Powered by a proprietary software program, the mechanical arms follow 3D layout models to maneuver wood planks and bind them into customized panels. The company then ships these panels to residential construction sites and numbers them to make the assembly easier. With robots doing the heavily lifting beforehand, Wadas said the time to erect a house frame can be winnowed down from weeks or months to hours.
"It's definitely as easy as IKEA," he added.
For workers, do robots come as friends or foes?
Some homebuilders have viewed BotBuilt as "a threat," company co-founder Colin Devine said, fearing automation will replace their jobs.
The robots do perform tasks humans have traditionally completed on site. Yet both Devine and Wadas stressed this isn't a concern because their simply aren't enough workers.
According to industry group Associated Builders and Contractors, the sector would need to add 546,000 additional jobs in 2023 to keep pace with demand. Robots can fill gaps in labor, Wadas said, and frankly do it more accurately and safely than humans—avoiding common measuring mistakes that can set projects back days or cause injuries.

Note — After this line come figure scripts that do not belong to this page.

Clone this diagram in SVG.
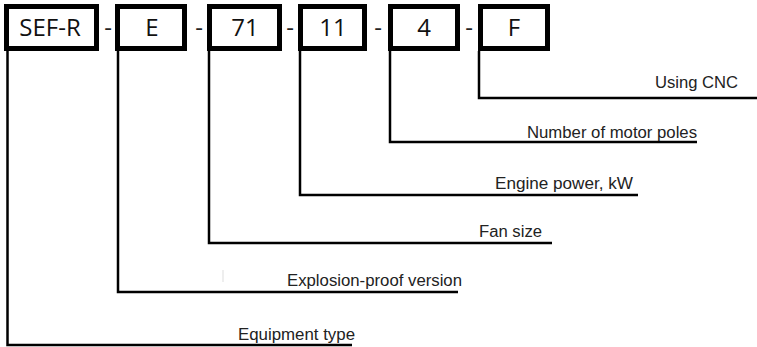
<svg xmlns="http://www.w3.org/2000/svg" width="757" height="347" viewBox="0 0 757 347">
<style>
.box{fill:#fff;stroke:#000;stroke-width:5}
.code{font-family:"Open Sans","Liberation Sans",sans-serif;font-size:24px;fill:#111;text-anchor:middle}
.dash{font-family:"Open Sans","Liberation Sans",sans-serif;font-size:24px;fill:#222;text-anchor:middle}
.lbl{font-family:"Liberation Sans",Arial,sans-serif;font-size:16px;fill:#222;text-anchor:start}
.con{fill:none;stroke:#000;stroke-width:2.5}
</style>
<rect width="757" height="347" fill="#fff"/>
<g id="connectors">
<polyline class="con" points="7.5,51 7.5,345 352,345"/>
<polyline class="con" points="118,51 118,292 458,292"/>
<polyline class="con" points="209,51 209,243 552,243"/>
<polyline class="con" points="300,51 300,195 638,195"/>
<polyline class="con" points="390,51 390,142 697,142"/>
<polyline class="con" points="479,51 479,98 757,98"/>
<line x1="223" y1="270" x2="223" y2="282" stroke="#ddd" stroke-width="1"/>
</g>
<g id="dashes">
<text class="dash" x="108" y="36">-</text>
<text class="dash" x="199" y="36">-</text>
<text class="dash" x="290" y="36">-</text>
<text class="dash" x="378" y="36">-</text>
<text class="dash" x="469" y="36">-</text>
</g>
<g id="box-sefr"><rect class="box" x="6.5" y="6.5" width="90" height="42"/><text class="code" x="50" y="36">SEF-R</text></g>
<g id="box-e"><rect class="box" x="117.5" y="6.5" width="67" height="42"/><text class="code" x="152" y="36">E</text></g>
<g id="box-71"><rect class="box" x="209.5" y="6.5" width="70" height="42"/><text class="code" x="245" y="36">71</text></g>
<g id="box-11"><rect class="box" x="300.5" y="6.5" width="64" height="42"/><text class="code" x="333" y="36">11</text></g>
<g id="box-4"><rect class="box" x="390.5" y="6.5" width="67" height="42"/><text class="code" x="424" y="36">4</text></g>
<g id="box-f"><rect class="box" x="480.5" y="6.5" width="67" height="42"/><text class="code" x="514" y="36">F</text></g>
<g id="labels">
<text class="lbl" x="655" y="88" textLength="83" lengthAdjust="spacingAndGlyphs">Using CNC</text>
<text class="lbl" x="527" y="137.5" textLength="170" lengthAdjust="spacingAndGlyphs">Number of motor poles</text>
<text class="lbl" x="495" y="189" textLength="138" lengthAdjust="spacingAndGlyphs">Engine power, kW</text>
<text class="lbl" x="479" y="237" textLength="63" lengthAdjust="spacingAndGlyphs">Fan size</text>
<text class="lbl" x="287" y="286" textLength="175" lengthAdjust="spacingAndGlyphs">Explosion-proof version</text>
<text class="lbl" x="238" y="340" textLength="117" lengthAdjust="spacingAndGlyphs">Equipment type</text>
</g>
</svg>
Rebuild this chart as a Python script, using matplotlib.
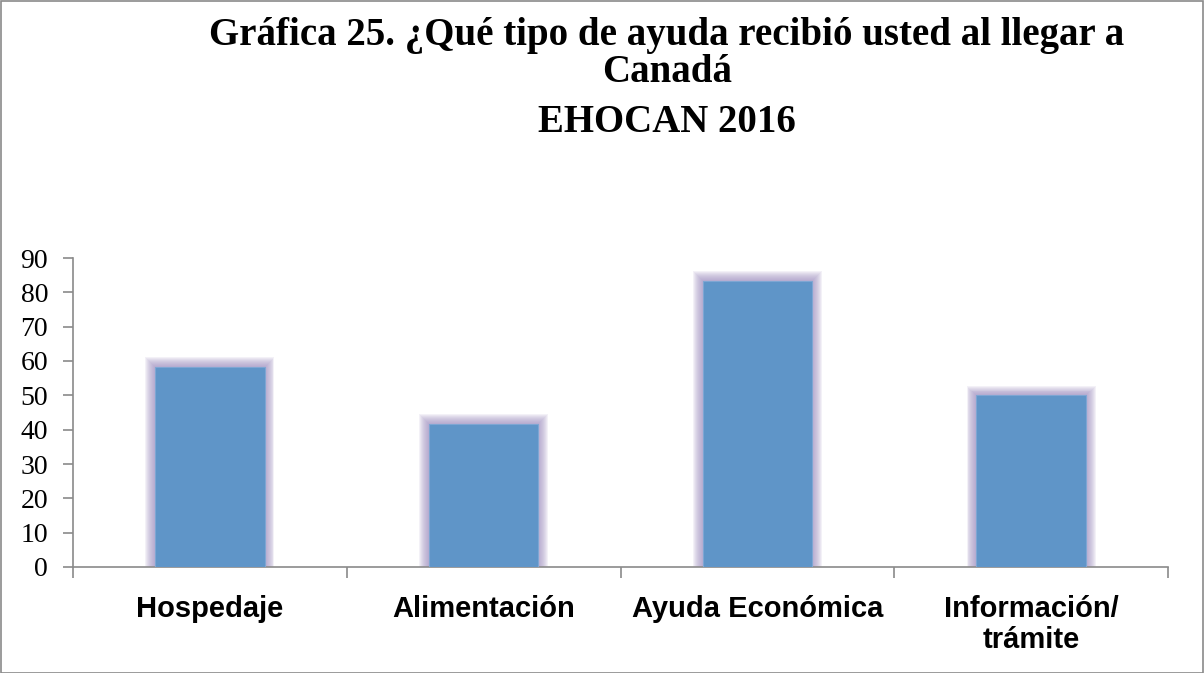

"They're just better than us at math," he said of his metallic beasts. "They're faster than us at math."
And by making home building easier, Wadas argued, robots lower the barrier of entry for construction workers to get into the field.
Today, BotBuilt has a staff of 13. Wadas is an Army veteran, and Devine recently left his Ph.D. program at Duke University to focus on the startup. The third founder, Barrett Ames, is a mechanical design engineer who completed his Ph.D. at Duke.
In 2021, their company participated in Y Combinator, a prominent Silicon Valley startup accelerator that reports to accept fewer than 2% of applicants.
Bringing the BotBuilt model to a community near you
BotBuilt has so far helped build six homes, each with different dimensions. Its robots spend about two weeks on each project. Axl and Slash don't make finished panels; they are stored at the company's testing facility on Hillsborough Road. Two other mechanical arms, not yet named, fashion the actual panels at a nearby site.
Scaling this kind of construction has its challenges. Compared to carmakers, which use robots to assemble identical vehicle models, BotBuilt's machines customize different home layouts. Shipping the panels to sites in other states costs time and resources as well.
In the future, Wadas hopes to mobilize the mechanical arms, bringing the robots to construction sites where they can more quickly produce panels for developing communities.
And he doesn't think it'll be too long of a wait.
"In five years, I trust that BotBuilt will become a standard for how building should take place, not only in this country, but for the globe," he said.